И Модест, к которому она уже начала чувствовать смутную симпатию, Модест, в словах которого ей мерещилась подсказка, ответил легко и весело:
— Ну, это полная чепуха. Тогда придется вас, милочка, вульгарно придушить.
— Что? — на миг ей стало нехорошо, и мужчины помогли ей опуститься на стул. В мелко задрожавшей руке оказалась мензурка с какими-то каплями.
— Вам нужно успокоиться.
— Зачем? — улыбнулась Мария. — Чтобы вам было удобней уничтожить меня?
— Я вас попрошу, — Дауненок вскинул коротколапую с обручальным кольцом руку. — Не нужно воображать нас этакими монстрами. Вы знали, д-да, знали, на что идете. И теперь не нужно трагедий.
— Никаких трагедий. За пять лет у вас на службе я отвыкла от эмоций, а уж от их проявления и тем более.
Мужчины переглянулись.
— Итак, Шахерезада, — Дауненок выкатил из-под стола круглый табуретик на колесиках, который словно предполагал где-то рядом наличие рояля, придвинул его к Марии, крутанул несколько раз, делая его пониже, под свой рост, и уселся верхом.
— Итак, Шахерезада, зачем вам это понадобилось?
— Меня зовут Мария, — отозвалась женщина.
— Вас зовут «Третья в седьмом ряду», — мягко поправил Модест.
Это случилось лет восемь назад.

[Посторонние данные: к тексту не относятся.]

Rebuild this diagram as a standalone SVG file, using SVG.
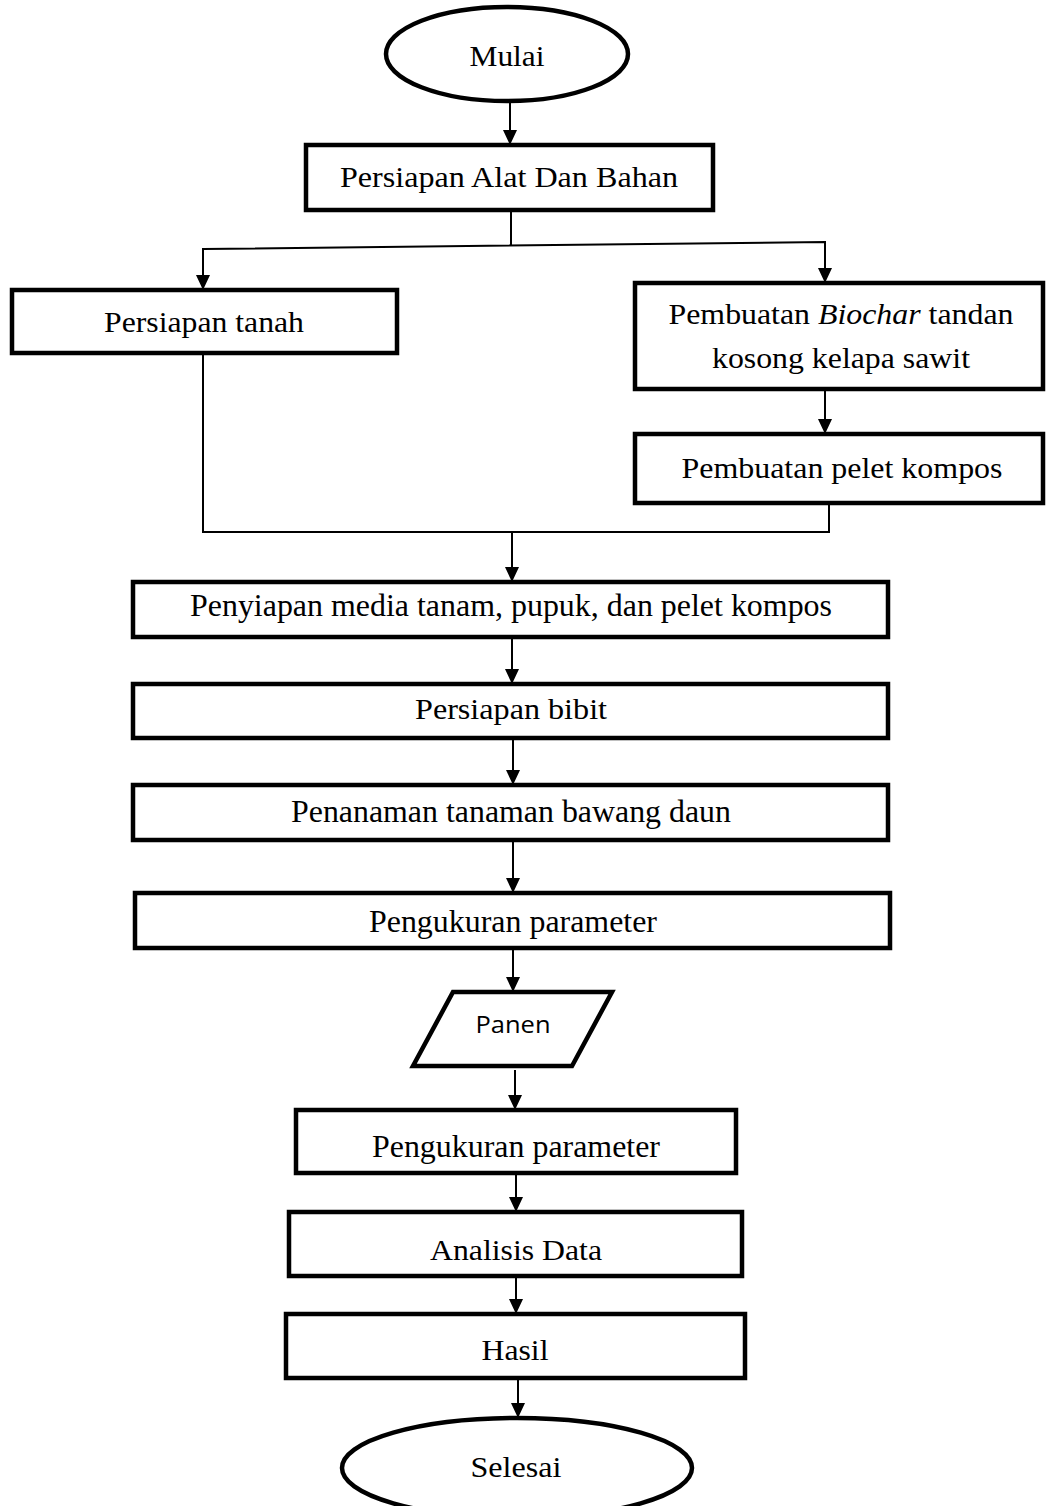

Тогда как раз закончилась очередная перепись населения. Данные в громадных, в двести двенадцать пунктов анкет, заполняемых гражданами по всей стране, были собраны, систематизированы, включены в различные сводки и таблицы и встретились наконец в Центральном институте статистики при Комитете социальных исследований. Здесь таблицы и сводки были обработаны ЭВМ, и результаты обработки оказались настолько неожиданны и страшны, что Большой ученый совет института решил немедленно довести их до сведения правительства страны. Правительство отреагировало, и вскоре в каждом более или менее крупном областном центре началось строительство лечебниц для лиц, склонных к суицидным попыткам, а также для тех, кто такую попытку совершал, но остался жив. Госпитализация в эти клиники проводилась насильственным путем, так как потенциальные самоубийцы, выявляемые во время поголовных профосмотров по месту работы, признавались психически больными и подлежали лечению. Это было жестоко. Люди, в индивидуальных картах которых появлялись зловещие буквы ССП (склонен к суицидным попыткам), чувствовали себя, как правило, совершенно здоровыми, и помещение в клинику оборачивалось для них трагедией. Так чувствует себя, возможно, человек, которому среди полного благополучия отрезает вдруг трамваем ногу. Вот он только что шел спокойный и неторопливый среди таких же людей, еще, пожалуй, думал с досадой о какой-нибудь ерунде, о какой-нибудь предстоящей не слишком приятной встрече, как вдруг чей-то вскрик, удар, и он уже лежит на рельсах и не чувствует пока даже боли и пытается поднять упавшую шляпу; но судьба уже вынула его из общего привычного течения жизни, взяла за воротник и опустила на другой уровень существования, где страх и боль, а он все еще пытается поднять свою шляпу и даже слабо улыбается тем, кто подбежал посмотреть на происшествие.